Let me provide the flip-side...I had a medicated birth first, and a Hypnobabies drug-free, natural birth second. It was my drug-free birth in which I felt less pain, was peaceful, able to sing, laugh, talk normally, relax, and experience God's amazing creative design in childbirth. I am not more of a superwoman than a non-natural birthing Mom, but I am passionate about natural childbirth. Why? Because I felt like superwoman! The first time I was afraid and unsure, the second time, I took responsibility for my birthing time and made well-researched decisions (compared to my first, which was not a good experience--I needed that to learn from). There is a flood of endorphins at the end of a natural birth that was halted by my pain meds the first time--that is the flood that leaves you refreshed instead of tired, and feeling like superwoman, instead of like sleeping--and my babe was this way too--far more alert! It is that experience that I long for others to have, not because it is right, but because having had both, it would be sad to miss out on--God's mercy and plan was so evident to me! 9 lbs 2.5 oz can be a comfortable birthing experience w/out pain medication--no one was more shocked than I!

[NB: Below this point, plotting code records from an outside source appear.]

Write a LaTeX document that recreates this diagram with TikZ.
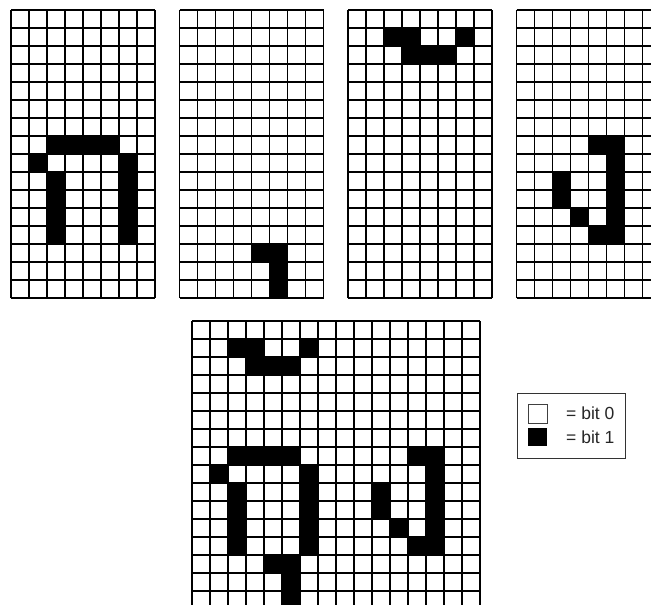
\documentclass[tikz,border=0pt]{standalone}
\usepackage{fontspec}
\setmainfont{Liberation Sans}
\tikzset{
  gridline/.style={line width=1.1pt, black},
  bitone/.style={fill=black},
  legendbox/.style={draw=black!80, line width=0.9pt},
  legendtext/.style={anchor=west, inner sep=0pt, font=\fontsize{17.5}{19}\selectfont, text=black!85}
}
\newcommand\bitgrid[5]{% x, y (top-left in px), cols, rows, black cells col/row
  \begin{scope}[shift={(#1,-#2)}]
    \foreach \c/\r in {#5} \fill[bitone] (\c*18,-\r*18) rectangle ++(18,-18);
    \draw[gridline, step=18] (0,0) grid (#3*18,-#4*18);
  \end{scope}}
\begin{document}
\begin{tikzpicture}[x=1pt,y=1pt]
\useasboundingbox (0,0) rectangle (651,-605);
\clip (0,0) rectangle (651,-605);
\fill[white] (0,0) rectangle (651,-605);
% top row of grids
\bitgrid{11}{10}{8}{16}{2/7,3/7,4/7,5/7,1/8,6/8,2/9,2/10,2/11,2/12,6/9,6/10,6/11,6/12}
\bitgrid{179.5}{10}{8}{16}{4/13,5/13,5/14,5/15}
\bitgrid{348}{10}{8}{16}{2/1,3/1,6/1,3/2,4/2,5/2}
\bitgrid{516.5}{10}{8}{16}{4/7,5/7,5/8,5/9,5/10,5/11,2/9,2/10,3/11,4/12,5/12}
% combined grid
\bitgrid{192}{321}{16}{16}{2/7,3/7,4/7,5/7,1/8,6/8,2/9,2/10,2/11,2/12,6/9,6/10,6/11,6/12,
  4/13,5/13,5/14,5/15,
  2/1,3/1,6/1,3/2,4/2,5/2,
  12/7,13/7,13/8,13/9,13/10,13/11,10/9,10/10,11/11,12/12,13/12}
% legend
\draw[legendbox] (517,-393) rectangle (625,-458);
\node[draw=black!75, line width=0.9pt, minimum width=19pt, minimum height=19pt, inner sep=0pt, anchor=north west] (zero) at (528,-404) {};
\node[fill=black, minimum width=19pt, minimum height=18pt, inner sep=0pt, anchor=north west] (one) at (528,-428) {};
\node[legendtext] (zerotext) at (566,-413.5) {= bit 0};
\node[legendtext] (onetext) at (566,-437.5) {= bit 1};
\end{tikzpicture}
\end{document}
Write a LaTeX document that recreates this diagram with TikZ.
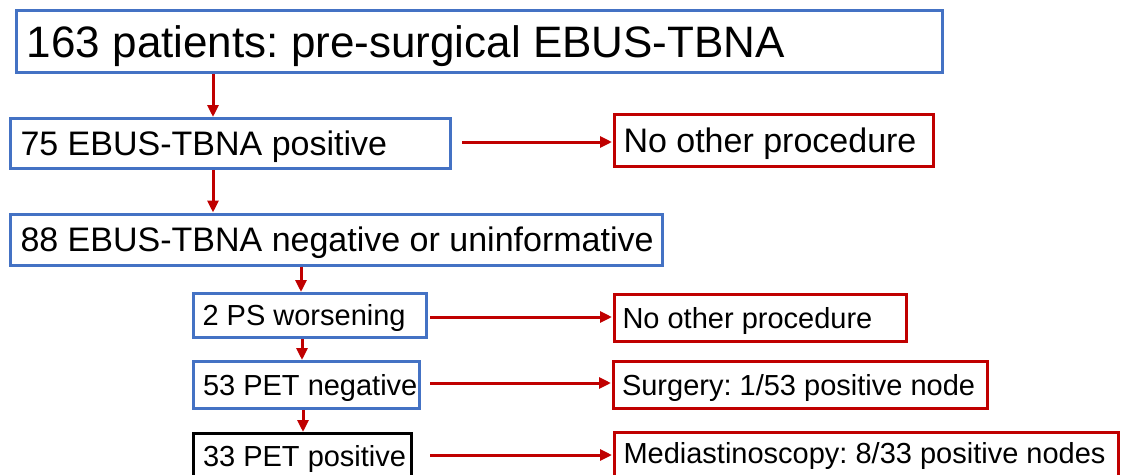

Awesome fantastic wonderful post!
Yes, all of us as moms need to focus on the joy of seeing your baby for the first time - not how it got to that point! Sure I still wish I could have a vaginal birth but that does not make me any less "empowered" and I can still do anything, even though I couldn't have a vaginal birth!
Thank you for this post Cheri! You are amazing!
Ok, this issue is now more than a month old and I am just getting on board! I agree whole-heartedly, a healthy baby is top priority! I will tell you from a medical professional standpoint - I am a physical therapist with emphasis in spine and women's health - that there are so very many things that can go wrong with a birth PERIOD! I also am very "alternative" in my approach to many things. That being said, having a baby is one of the most hazardous "natural" things a woman can do. Yes, it is a natural thing, but also has so many ways to be tragic. Just look at the veterinary world - they have natural births 100% of the time, and still lose their babies and themselves quite often. And I won't even go into the sequelae in later life of nearly 50% of women who've had children - incontinence and organ prolapse WHICH CAN BE HELPED BEFORE IT BEGINS!!! See your women's health PT today!! :)
That being said, I tried for a Bradley Birth, was in natural labor 26 hours and ended up with a csection 8 hours later after 4 and 1/2 hours of pushing! She was stuck, face up and not turning. In that moment I was never so glad to see the surgeon and the needle, and I realized that there was NO WAY I could have had that baby without medical intervention. Yes, our bodies are wonderful and meant to have children, but please realize, I laid there and knew that she was not coming out by my efforts alone. It was a terrible feeling. If not for modern medicine, she and possibly I wouldn't be here today. That's what used to happen.
So I agree with Chari fully. Let's all be supportive to this tough job of parenting, and if someone wants to hear why we feel the way we do, then share it. Otherwise, let's be kind and non-judgmental. I wanted a natural birth, tried it, couldn't do it, and was so grateful for modern medicine. Encourage those on the fence to do their own research and decide for themselves. Being there as a resource is the best example you can set! Our special time with our little ones is too short to worry about others!